• Required work
Copy each line of the data below with the word "this".

begin Provided information

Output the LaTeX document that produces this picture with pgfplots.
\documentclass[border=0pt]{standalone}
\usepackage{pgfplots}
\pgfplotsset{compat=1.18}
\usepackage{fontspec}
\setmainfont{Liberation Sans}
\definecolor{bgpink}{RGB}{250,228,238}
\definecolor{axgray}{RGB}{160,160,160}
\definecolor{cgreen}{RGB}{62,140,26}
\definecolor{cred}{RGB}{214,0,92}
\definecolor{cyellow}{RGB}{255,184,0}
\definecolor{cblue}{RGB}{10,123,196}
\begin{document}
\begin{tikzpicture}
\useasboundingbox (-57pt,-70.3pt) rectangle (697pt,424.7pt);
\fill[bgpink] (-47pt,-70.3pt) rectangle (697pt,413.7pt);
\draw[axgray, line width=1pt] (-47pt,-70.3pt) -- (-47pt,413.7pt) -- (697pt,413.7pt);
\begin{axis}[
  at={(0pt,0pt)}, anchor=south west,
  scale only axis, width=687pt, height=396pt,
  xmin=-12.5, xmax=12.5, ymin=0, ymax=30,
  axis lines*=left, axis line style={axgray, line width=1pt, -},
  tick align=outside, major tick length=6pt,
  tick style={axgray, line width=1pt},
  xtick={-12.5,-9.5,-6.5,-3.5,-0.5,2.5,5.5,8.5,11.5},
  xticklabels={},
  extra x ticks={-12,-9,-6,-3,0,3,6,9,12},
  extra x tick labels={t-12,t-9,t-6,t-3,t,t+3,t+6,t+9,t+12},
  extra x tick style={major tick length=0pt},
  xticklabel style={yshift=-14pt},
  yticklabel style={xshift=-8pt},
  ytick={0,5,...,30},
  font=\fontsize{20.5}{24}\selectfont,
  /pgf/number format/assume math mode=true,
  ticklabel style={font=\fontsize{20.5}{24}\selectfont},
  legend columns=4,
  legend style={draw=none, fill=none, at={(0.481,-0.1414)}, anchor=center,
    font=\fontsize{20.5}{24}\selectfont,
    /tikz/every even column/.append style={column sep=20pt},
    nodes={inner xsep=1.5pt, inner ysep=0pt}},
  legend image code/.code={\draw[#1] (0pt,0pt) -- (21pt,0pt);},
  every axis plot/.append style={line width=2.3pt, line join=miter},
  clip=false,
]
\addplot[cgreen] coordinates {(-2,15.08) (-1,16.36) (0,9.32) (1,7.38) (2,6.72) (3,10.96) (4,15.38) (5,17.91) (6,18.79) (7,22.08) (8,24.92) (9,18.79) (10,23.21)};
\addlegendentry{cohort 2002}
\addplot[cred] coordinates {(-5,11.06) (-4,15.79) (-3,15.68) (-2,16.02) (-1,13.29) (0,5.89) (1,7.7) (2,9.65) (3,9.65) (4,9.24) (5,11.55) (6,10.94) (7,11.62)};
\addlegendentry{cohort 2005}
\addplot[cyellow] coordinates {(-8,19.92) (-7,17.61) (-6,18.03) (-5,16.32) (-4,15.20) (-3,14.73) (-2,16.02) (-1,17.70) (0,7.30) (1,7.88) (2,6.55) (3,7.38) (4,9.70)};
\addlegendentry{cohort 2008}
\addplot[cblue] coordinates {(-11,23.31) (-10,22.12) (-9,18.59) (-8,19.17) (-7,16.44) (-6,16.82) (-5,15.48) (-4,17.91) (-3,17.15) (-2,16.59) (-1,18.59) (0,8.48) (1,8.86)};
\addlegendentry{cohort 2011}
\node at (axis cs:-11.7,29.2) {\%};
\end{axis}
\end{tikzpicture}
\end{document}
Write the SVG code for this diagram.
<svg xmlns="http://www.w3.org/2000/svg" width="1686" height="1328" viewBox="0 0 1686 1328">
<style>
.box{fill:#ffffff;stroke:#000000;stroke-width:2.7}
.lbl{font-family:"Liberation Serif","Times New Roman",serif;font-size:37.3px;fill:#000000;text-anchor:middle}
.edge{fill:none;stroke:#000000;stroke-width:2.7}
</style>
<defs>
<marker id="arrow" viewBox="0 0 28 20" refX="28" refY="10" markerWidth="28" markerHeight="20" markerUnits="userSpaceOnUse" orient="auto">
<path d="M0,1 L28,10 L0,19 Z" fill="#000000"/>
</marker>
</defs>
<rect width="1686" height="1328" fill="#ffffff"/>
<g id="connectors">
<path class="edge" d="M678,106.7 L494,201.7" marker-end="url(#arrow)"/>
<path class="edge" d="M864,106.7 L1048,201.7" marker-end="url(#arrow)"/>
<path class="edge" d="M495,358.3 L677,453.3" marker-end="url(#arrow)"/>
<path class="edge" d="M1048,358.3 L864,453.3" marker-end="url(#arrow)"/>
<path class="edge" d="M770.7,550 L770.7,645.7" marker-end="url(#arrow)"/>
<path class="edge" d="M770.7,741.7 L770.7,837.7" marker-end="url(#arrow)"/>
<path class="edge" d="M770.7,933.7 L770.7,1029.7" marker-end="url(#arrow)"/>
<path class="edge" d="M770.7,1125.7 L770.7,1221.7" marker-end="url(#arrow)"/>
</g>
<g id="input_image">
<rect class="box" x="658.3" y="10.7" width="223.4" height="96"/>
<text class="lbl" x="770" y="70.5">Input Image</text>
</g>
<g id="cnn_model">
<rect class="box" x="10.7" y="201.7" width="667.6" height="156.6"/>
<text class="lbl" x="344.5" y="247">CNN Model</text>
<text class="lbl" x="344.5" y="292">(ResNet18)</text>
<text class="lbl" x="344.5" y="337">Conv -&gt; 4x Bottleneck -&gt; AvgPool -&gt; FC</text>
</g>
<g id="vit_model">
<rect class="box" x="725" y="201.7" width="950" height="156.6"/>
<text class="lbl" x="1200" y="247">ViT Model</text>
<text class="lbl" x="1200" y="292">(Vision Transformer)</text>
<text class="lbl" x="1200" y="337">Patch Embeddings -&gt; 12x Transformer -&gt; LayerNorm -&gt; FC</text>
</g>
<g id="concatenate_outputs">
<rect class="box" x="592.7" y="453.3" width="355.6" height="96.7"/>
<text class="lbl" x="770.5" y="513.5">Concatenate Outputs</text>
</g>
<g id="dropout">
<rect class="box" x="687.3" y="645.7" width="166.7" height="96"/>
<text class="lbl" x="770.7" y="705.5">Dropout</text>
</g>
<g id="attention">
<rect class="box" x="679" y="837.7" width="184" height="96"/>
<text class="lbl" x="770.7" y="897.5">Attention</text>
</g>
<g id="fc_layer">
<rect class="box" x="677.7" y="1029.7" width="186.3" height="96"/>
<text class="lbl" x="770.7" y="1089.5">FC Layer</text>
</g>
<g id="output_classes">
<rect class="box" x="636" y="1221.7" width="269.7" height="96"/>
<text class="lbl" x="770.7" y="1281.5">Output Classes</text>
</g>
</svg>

end Provided information

• Full solution
Output the LaTeX document that produces this picture with pgfplots.
Write the SVG code for this diagram.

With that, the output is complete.